V. ii. 577. your lion, that holds his poll-axe sitting on a close-stool. Theobald illustrated this Rabelaisian witticism very neatly by quoting the description of Alexander's arms in Gerard Leigh's Accidence of Armory, 1591: 'a lion or [of gold color] seiante [sitting] in a chair, holding a battle-axe argent.'

V. ii. 601. A kissing traitor. Alluding to the kiss of Judas Iscariot. Berowne gets the hint for this gibe from Dumaine's clipt in the line above. Dumaine uses the word in the sense of abbreviated, and Berowne seizes upon another sense, from 'clip,' to embrace.

V. ii. 607. Judas was hanged on an elder. An old belief. Sir John Mandeville reported that the tree was still standing.
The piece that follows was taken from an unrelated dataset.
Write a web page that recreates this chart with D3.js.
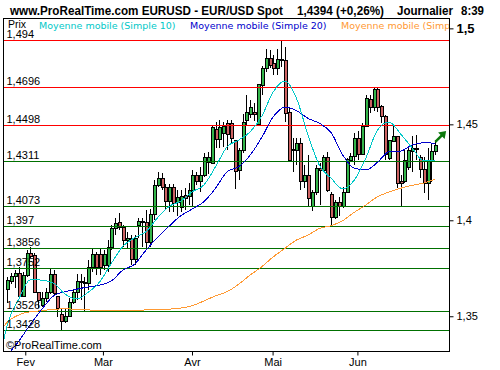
<!DOCTYPE html>
<html lang="fr">
<head>
    <meta charset="UTF-8">
    <title>EURUSD - EUR/USD Spot</title>
    <script src="https://d3js.org/d3.v7.min.js"></script>
    <style>
        html, body { margin: 0; padding: 0; background: #fff; }
        svg { display: block; }
        text { font-family: "Liberation Sans", Arial, sans-serif; fill: #000; }
    </style>
</head>
<body>
<svg id="chart" width="500" height="370"></svg>
<script>
    // bougies journalières
    const opens = [1.3642,1.3684,1.3710,1.3726,1.3606,1.3715,1.3830,1.3819,1.3627,1.3559,1.3595,1.3627,1.3720,1.3606,1.3512,1.3476,1.3502,1.3574,1.3627,1.3679,1.3679,1.3674,1.3757,1.3825,1.3825,1.3767,1.3767,1.3861,1.3960,1.3991,1.3965,1.3897,1.3908,1.3799,1.3976,1.3991,1.3991,1.3887,1.4033,1.4184,1.4220,1.4174,1.4101,1.4174,1.4095,1.4069,1.4132,1.4127,1.4158,1.4236,1.4205,1.4236,1.4304,1.4298,1.4476,1.4424,1.4455,1.4507,1.4507,1.4418,1.4262,1.4366,1.4522,1.4554,1.4564,1.4502,1.4705,1.4793,1.4845,1.4819,1.4793,1.4840,1.4835,1.4564,1.4372,1.4366,1.4403,1.4205,1.4236,1.4075,1.4147,1.4272,1.4262,1.4330,1.4137,1.4017,1.4095,1.4075,1.4147,1.4314,1.4335,1.4429,1.4345,1.4491,1.4632,1.4590,1.4684,1.4595,1.4543,1.4325,1.4413,1.4439,1.4205,1.4205,1.4278,1.4361,1.4377,1.4330,1.4267,1.4194,1.4314,1.4361];
    const highs = [1.3705,1.3726,1.3741,1.3757,1.3731,1.3845,1.3861,1.3830,1.3627,1.3627,1.3647,1.3746,1.3741,1.3606,1.3543,1.3543,1.3595,1.3637,1.3720,1.3720,1.3705,1.3793,1.3856,1.3835,1.3856,1.3845,1.3897,1.3976,1.4012,1.4038,1.3976,1.3939,1.3924,1.3924,1.4012,1.4012,1.4054,1.4059,1.4210,1.4252,1.4246,1.4189,1.4189,1.4189,1.4158,1.4158,1.4168,1.4194,1.4262,1.4252,1.4278,1.4351,1.4356,1.4491,1.4512,1.4522,1.4512,1.4522,1.4522,1.4418,1.4377,1.4554,1.4653,1.4627,1.4611,1.4710,1.4804,1.4892,1.4887,1.4861,1.4892,1.4939,1.4903,1.4590,1.4429,1.4429,1.4429,1.4288,1.4340,1.4158,1.4288,1.4298,1.4340,1.4356,1.4147,1.4106,1.4121,1.4174,1.4325,1.4351,1.4455,1.4465,1.4507,1.4653,1.4653,1.4694,1.4694,1.4601,1.4548,1.4418,1.4491,1.4439,1.4236,1.4366,1.4382,1.4439,1.4444,1.4340,1.4330,1.4377,1.4403,1.4418];
    const lows = [1.3569,1.3668,1.3647,1.3595,1.3601,1.3705,1.3804,1.3621,1.3543,1.3549,1.3574,1.3616,1.3611,1.3496,1.3429,1.3465,1.3496,1.3564,1.3585,1.3585,1.3528,1.3637,1.3731,1.3715,1.3715,1.3741,1.3731,1.3845,1.3924,1.3950,1.3861,1.3856,1.3767,1.3767,1.3908,1.3861,1.3856,1.3861,1.4002,1.4174,1.4158,1.4054,1.4043,1.4043,1.4022,1.4043,1.4054,1.4080,1.4069,1.4184,1.4147,1.4226,1.4241,1.4293,1.4377,1.4377,1.4382,1.4366,1.4403,1.4163,1.4210,1.4351,1.4496,1.4533,1.4517,1.4491,1.4653,1.4772,1.4793,1.4757,1.4757,1.4798,1.4512,1.4314,1.4252,1.4288,1.4158,1.4168,1.4069,1.4048,1.4132,1.4080,1.4252,1.4147,1.3976,1.4007,1.4022,1.4064,1.4142,1.4304,1.4288,1.4314,1.4340,1.4486,1.4559,1.4569,1.4564,1.4507,1.4314,1.4314,1.4408,1.4168,1.4075,1.4194,1.4262,1.4252,1.4314,1.4220,1.4142,1.4106,1.4200,1.4340];
    const closes = [1.3689,1.3710,1.3726,1.3606,1.3715,1.3830,1.3814,1.3627,1.3585,1.3595,1.3627,1.3720,1.3621,1.3543,1.3476,1.3502,1.3574,1.3627,1.3684,1.3684,1.3674,1.3757,1.3825,1.3757,1.3757,1.3825,1.3861,1.3960,1.3986,1.3965,1.3897,1.3908,1.3799,1.3908,1.3996,1.3996,1.3887,1.4033,1.4184,1.4220,1.4174,1.4101,1.4174,1.4090,1.4121,1.4127,1.4116,1.4158,1.4236,1.4205,1.4236,1.4330,1.4330,1.4486,1.4424,1.4486,1.4491,1.4450,1.4429,1.4257,1.4366,1.4512,1.4564,1.4590,1.4554,1.4710,1.4793,1.4845,1.4809,1.4793,1.4840,1.4835,1.4559,1.4314,1.4366,1.4403,1.4205,1.4236,1.4116,1.4147,1.4272,1.4262,1.4330,1.4158,1.4017,1.4095,1.4075,1.4147,1.4319,1.4335,1.4429,1.4345,1.4491,1.4637,1.4590,1.4684,1.4590,1.4543,1.4345,1.4418,1.4439,1.4194,1.4194,1.4314,1.4366,1.4377,1.4372,1.4267,1.4194,1.4314,1.4361,1.4394];

    // moyennes mobiles relevées toutes les 3 bougies
    const maIndex = [-1,0,3,6,9,12,15,18,21,24,27,30,33,36,39,42,45,48,51,54,57,60,63,66,69,72,75,78,81,84,87,90,93,96,99,102,105,108,111];
    const ma10 = [1.3368,1.3455,1.3590,1.3691,1.3688,1.3672,1.3615,1.3590,1.3625,1.3680,1.3776,1.3865,1.3909,1.3941,1.4014,1.4073,1.4100,1.4149,1.4184,1.4279,1.4383,1.4418,1.4461,1.4543,1.4670,1.4726,1.4635,1.4444,1.4284,1.4219,1.4163,1.4210,1.4325,1.4470,1.4512,1.4450,1.4377,1.4309,1.4309];
    const ma20 = [null,1.3298,1.3371,1.3458,1.3538,1.3606,1.3628,1.3641,1.3653,1.3662,1.3684,1.3741,1.3771,1.3845,1.3912,1.3970,1.4024,1.4059,1.4097,1.4167,1.4253,1.4279,1.4340,1.4432,1.4540,1.4589,1.4571,1.4531,1.4505,1.4456,1.4340,1.4271,1.4262,1.4302,1.4357,1.4361,1.4392,1.4404,1.4401];
    const ma200 = [1.3446,1.3469,1.3507,1.3524,1.3529,1.3537,1.3538,1.3537,1.3533,1.3531,1.3529,1.3529,1.3531,1.3533,1.3534,1.3537,1.3543,1.3555,1.3580,1.3606,1.3628,1.3667,1.3715,1.3758,1.3810,1.3854,1.3897,1.3923,1.3958,1.3972,1.3998,1.4042,1.4080,1.4123,1.4147,1.4167,1.4182,1.4194,1.4215];

    // niveaux horizontaux
    const redLevels = [1.494, 1.4696, 1.4498];
    const greenLevels = [1.4311, 1.4073, 1.397, 1.3856, 1.3752, 1.3526, 1.3428];

    const priceTicks = [1.5, 1.45, 1.4, 1.35];
    const monthTicks = [4.66, 24.8, 47.9, 68.8, 90.8];
    const monthLabels = ["Fev", "Mar", "Avr", "Mai", "Jun"];

    const arrowIndex = [111, 113.8];
    const arrowPrice = [1.4408, 1.4465];

    const plotLeft = 3, plotRight = 449, plotTop = 18, plotBottom = 351;
    const frText = v => String(v).replace(".", ",");

    const svg = d3.select("#chart");

    const x = d3.scaleLinear().domain([-1.115, 114.55]).range([plotLeft, plotRight]);
    const y = d3.scaleLinear().domain([1.5054, 1.3319]).range([plotTop, plotBottom]);
    const px = v => Math.round(v) + 0.5;

    svg.append("defs").append("clipPath").attr("id", "plot")
        .append("rect")
        .attr("x", plotLeft).attr("y", plotTop)
        .attr("width", plotRight - plotLeft).attr("height", plotBottom - plotTop);

    // titre
    const titleGroup = svg.append("g").attr("font-weight", "bold").attr("font-size", 12.5);
    [["www.ProRealTime.com EURUSD - EUR/USD Spot", 10, 273],
     ["1,4394 (+0,26%)", 297, 87],
     ["Journalier", 397, 56],
     ["8:39", 461, 23]].forEach(d => {
        titleGroup.append("text").attr("x", d[1]).attr("y", 14.5)
            .attr("textLength", d[2]).attr("lengthAdjust", "spacingAndGlyphs").text(d[0]);
    });

    // bougies
    const plot = svg.append("g").attr("clip-path", "url(#plot)");
    const candles = plot.append("g").attr("shape-rendering", "crispEdges");
    const idx = d3.range(opens.length);

    candles.selectAll("line").data(idx).enter().append("line")
        .attr("x1", i => px(x(i))).attr("x2", i => px(x(i)))
        .attr("y1", i => Math.round(y(highs[i]))).attr("y2", i => Math.round(y(lows[i])))
        .attr("stroke", "#000");

    candles.selectAll("rect").data(idx).enter().append("rect")
        .attr("x", i => px(x(i)) - 1.5)
        .attr("width", 3)
        .attr("y", i => px(y(Math.max(opens[i], closes[i]))))
        .attr("height", i => Math.max(1, Math.round(Math.abs(y(opens[i]) - y(closes[i])))))
        .attr("fill", i => closes[i] >= opens[i] ? "#33b54a" : "#cc6262")
        .attr("stroke", "#000");

    // niveaux
    const levels = plot.append("g").attr("shape-rendering", "crispEdges");
    levels.selectAll("line.red").data(redLevels).enter().append("line")
        .attr("class", "red")
        .attr("x1", plotLeft).attr("x2", plotRight)
        .attr("y1", d => px(y(d))).attr("y2", d => px(y(d)))
        .attr("stroke", "#ff0000");
    levels.selectAll("line.green").data(greenLevels).enter().append("line")
        .attr("class", "green")
        .attr("x1", plotLeft).attr("x2", plotRight)
        .attr("y1", d => px(y(d))).attr("y2", d => px(y(d)))
        .attr("stroke", "#007000");

    // moyennes mobiles
    const maLine = d3.line()
        .defined(d => d[1] !== null)
        .x(d => x(d[0]))
        .y(d => y(d[1]))
        .curve(d3.curveMonotoneX);

    [[ma200, "#ff9933"], [ma20, "#0000cc"], [ma10, "#00c8c8"]].forEach(d => {
        plot.append("path")
            .datum(maIndex.map((k, i) => [k, d[0][i]]))
            .attr("d", maLine)
            .attr("fill", "none")
            .attr("stroke", d[1])
            .attr("stroke-width", 1)
            .attr("shape-rendering", "crispEdges");
    });

    // flèche
    const arrowEnd = [x(arrowIndex[1]), y(arrowPrice[1])];
    plot.append("line")
        .attr("x1", x(arrowIndex[0])).attr("y1", y(arrowPrice[0]))
        .attr("x2", arrowEnd[0] - 3).attr("y2", arrowEnd[1] + 3)
        .attr("stroke", "#0a780a").attr("stroke-width", 2.5);
    plot.append("path")
        .attr("d", `M${arrowEnd[0]},${arrowEnd[1]}l-8,1.5l6.5,6.5z`)
        .attr("fill", "#0a780a");

    // étiquettes des niveaux
    const labels = plot.append("g").attr("font-size", 11);
    labels.selectAll("text").data(redLevels.concat(greenLevels)).enter().append("text")
        .attr("x", 6.5)
        .attr("y", d => Math.round(y(d)) - 2)
        .text(frText);

    // légende
    const legend = svg.append("g").attr("font-size", 10);
    legend.append("text").attr("x", 8).attr("y", 28).attr("font-size", 10.5).text("Prix");
    [["Moyenne mobile (Simple 10)", 39, "#00c8c8"],
     ["Moyenne mobile (Simple 20)", 190, "#0000cc"],
     ["Moyenne mobile (Simp", 341, "#ff9933"]].forEach(d => {
        legend.append("text").attr("x", d[1]).attr("y", 28.5)
            .style("fill", d[2]).style("font-family", "'DejaVu Sans'")
            .attr("font-size", 9.5)
            .text(d[0]);
    });

    // axes
    const yAxis = d3.axisRight(y).tickValues(priceTicks).tickSize(4).tickPadding(3).tickFormat(frText);
    const yg = svg.append("g").attr("transform", `translate(${plotRight + 0.5},0)`).call(yAxis);
    yg.select(".domain").remove();
    yg.selectAll("text").attr("font-size", 11).style("font-family", "'Liberation Sans'");
    yg.selectAll("text").filter(d => d === 1.5).attr("font-weight", "bold").attr("font-size", 13);

    const xAxis = d3.axisBottom(x).tickValues(monthTicks).tickSize(4).tickPadding(3)
        .tickFormat((d, i) => monthLabels[i]);
    const xg = svg.append("g").attr("transform", `translate(0,${plotBottom + 0.5})`).call(xAxis);
    xg.select(".domain").remove();
    xg.selectAll("text").attr("font-size", 11).style("font-family", "'Liberation Sans'");

    // cadre
    svg.append("rect")
        .attr("x", plotLeft + 0.5).attr("y", plotTop + 0.5)
        .attr("width", plotRight - plotLeft).attr("height", plotBottom - plotTop)
        .attr("fill", "none").attr("stroke", "#000")
        .attr("shape-rendering", "crispEdges");

    svg.append("text").attr("x", 6).attr("y", 348.5).attr("font-size", 11).text("©ProRealTime.com");
</script>
</body>
</html>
V. ii. 619. worn in the cap of a toothdrawer. The brooch in the toothdrawer's cap appears to have been a distinguishing mark of his costume. Halliwell quoted a passage from the works of John Taylor, the Water-Poet (1630):—'In Queen Elizabeth's days there was a fellow that wore a brooch in his hat like a toothdrawer.' One of the costume sketches made by Inigo Jones for a mask at James I's court represents a toothdrawer wearing a very high hat with a brooch in the left side. (See publications of the (Old) Shakespeare Society, vol. 39, 1848.)

V. ii. 692. More Ates. Ate was goddess of discord. She is introduced at the opening of Peele's Arraignment of Paris and again in the fourth book of the Fairy Queen.

V. ii. 731, 732. I have seen the day of wrong through the little hole of discretion. 'To see day at a little hole' was a proverbial saying.

V. ii. 748, 749. The extreme parts of time extremely forms All causes to the purpose of his speed. The closing moments of a period force concentration upon the matter in hand, or subordinate everything else to the necessity of making the most of time.